Am I one of those “crunchymunchy” parents?  You know what I mean. “Crunchymunchy” as in the type of people who eat crunchy food like organic granola, wear hemp, and nurse their babe until he’s headed to kindergarten.  So, in terms of parenting style, where do I fall on the authoritarian-to-crunchymunchy spectrum?  I need to decide.  And the thing is, I find myself leaning more and more towards the crunchymunchy end of things.  But don’t worry, I won’t be showing up for kindergarten snack time to breastfeed.

The recipient of my parenting attempts and efforts is my son Sam.  While I was pregnant, people told me that Sam would be the joy of my life.  I was a smidge concerned because after all I’m not really a “baby person,” but they were right.  Sam is now seven months old, and he is indeed the joy of my and my husband Jack’ s lives.  I want to do this parenting thing right.  (I’ll make mistakes of course; no one is perfect.)  I don’t want to raise Sam a certain way if it is for no other reason than that was the way I was raised.  Frankly, I’m not too thrilled with the way I was raised.  I need to find a new parenting style, a different way of relating to my child.  And it looks like it’s going to have a crunchymunchy flavor.

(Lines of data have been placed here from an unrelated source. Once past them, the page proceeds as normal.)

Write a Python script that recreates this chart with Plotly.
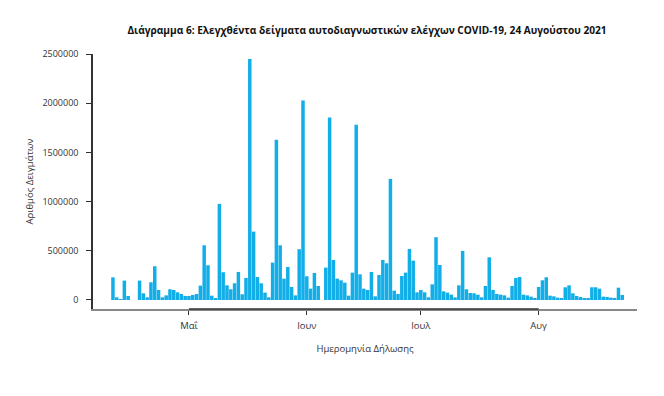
import datetime as dt
import plotly.graph_objects as go

start_date = "2021-04-11"
samples = [
    230000, 27000, 7000, 197000, 41000, 0, 0, 197000, 68000, 27000,
    180000, 343000, 102000, 27000, 47000, 109000, 102000, 78000, 61000, 41000,
    41000, 51000, 61000, 146000, 556000, 353000, 44000, 20000, 977000, 282000,
    149000, 109000, 170000, 285000, 58000, 224000, 2449000, 695000, 234000, 170000,
    75000, 27000, 380000, 1628000, 556000, 217000, 336000, 132000, 47000, 516000,
    2028000, 241000, 115000, 275000, 142000, 0, 329000, 1855000, 407000, 217000,
    200000, 176000, 44000, 278000, 1781000, 261000, 115000, 102000, 285000, 37000,
    254000, 407000, 373000, 1231000, 95000, 61000, 244000, 278000, 519000, 400000,
    78000, 102000, 78000, 27000, 159000, 638000, 356000, 88000, 75000, 54000,
    27000, 149000, 499000, 109000, 71000, 68000, 54000, 27000, 142000, 434000,
    102000, 61000, 54000, 47000, 24000, 142000, 224000, 234000, 54000, 47000,
    34000, 17000, 132000, 200000, 231000, 44000, 37000, 24000, 14000, 129000,
    149000, 68000, 41000, 31000, 20000, 14000, 129000, 129000, 115000, 34000,
    31000, 24000, 14000, 125000, 51000,
]
d0 = dt.date.fromisoformat(start_date)
dates = [(d0 + dt.timedelta(days=i)).isoformat() for i in range(len(samples))]

month_ticks = ["2021-05-01", "2021-06-01", "2021-07-01", "2021-08-01"]
month_labels = ["Μαΐ", "Ιουν", "Ιουλ", "Αυγ"]
y_ticks = [0, 500000, 1000000, 1500000, 2000000, 2500000]

title_text = "Διάγραμμα 6: Ελεγχθέντα δείγματα αυτοδιαγνωστικών ελέγχων COVID-19, 24 Αυγούστου 2021"

fig = go.Figure(
    go.Bar(x=dates, y=samples, marker=dict(color="#12aee8", line=dict(width=0)))
)

# page body has an 8px default margin, so the figure is 8px smaller than the window
W, H = 656, 388
fig.update_layout(
    width=W, height=H,
    margin=dict(l=85, r=27, t=46, b=87),
    paper_bgcolor="white", plot_bgcolor="white",
    bargap=0.08,
    showlegend=False,
    font=dict(family="Open Sans, DejaVu Sans, sans-serif", size=9, color="#333333"),
    title=dict(text="<b>" + title_text + "</b>", x=359 / W, xanchor="center",
               y=1 - 22 / H, yanchor="middle",
               font=dict(size=10.15, color="#111111")),
)

fig.update_xaxes(
    type="date",
    range=["2021-04-05 18:00", "2021-08-26 21:00"],
    tickvals=month_ticks, ticktext=month_labels,
    ticks="outside", ticklen=4, tickcolor="#333333", tickwidth=1,
    showline=True, linecolor="#888888", linewidth=1.5,
    showgrid=False, zeroline=False,
    ticklabelstandoff=3,
    tickfont=dict(size=9.5, color="#333333"),
    title=dict(text="Ημερομηνία Δήλωσης", font=dict(size=9.5, color="#333333"), standoff=14),
)
fig.update_yaxes(
    range=[-91600, 2500000],
    tickvals=y_ticks, tickformat="d",
    ticks="outside", ticklen=5, tickcolor="#333333", tickwidth=1,
    showline=True, linecolor="#333333", linewidth=1.5,
    showgrid=False, zeroline=False,
    ticklabelstandoff=6,
    tickfont=dict(size=9, color="#333333"),
    title=dict(text="Αριθμός Δειγμάτων", font=dict(size=9.5, color="#333333"), standoff=7),
)

fig.add_shape(type="line", xref="x", yref="paper",
              x0=month_ticks[0], x1=month_ticks[-1], y0=0, y1=0,
              line=dict(color="#333333", width=1.5))

fig.write_html("out.html")
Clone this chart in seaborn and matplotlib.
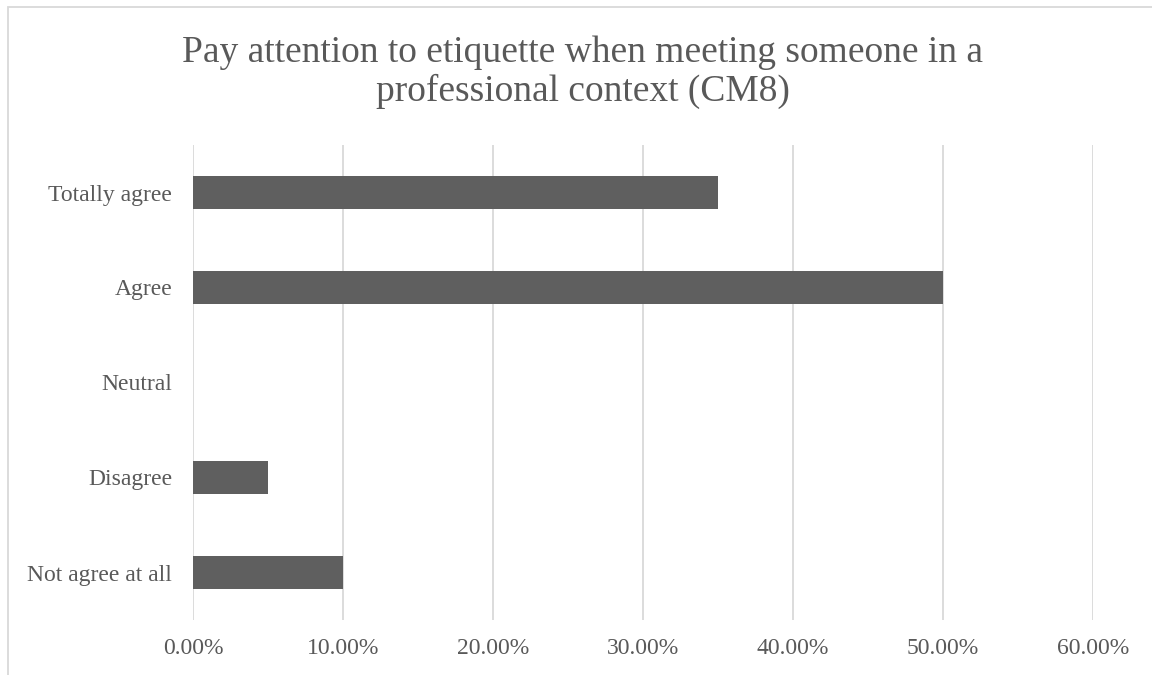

During my spare few minutes here and there, I’ll be blogging about my trials and experiences with a more crunchymunchy style of parenting.  I expect to cover topics such as sleeping, pacifiers, eating, discipline, gender, and health, to begin with.  Of course as he gets older the issues will change.  I’ll also share a lot of my thoughts on some parenting experts.  I’ve been particularly taken with Alfie Kohn’s book Unconditional Parenting: Moving from Rewards and Punishments to Love and Reason.  I haven’t yet finished it, but I agree with a lot of what Kohn is asserting, and I’m excited to see how his theory works in real life.  Mostly though, I am excited to spend my days with Sam – teaching him, loving him, laughing with him, and showing him the world.  You may not get to go to the farmers market or playgroup with us, but I invite you to laugh, learn, and share in our experiences right here.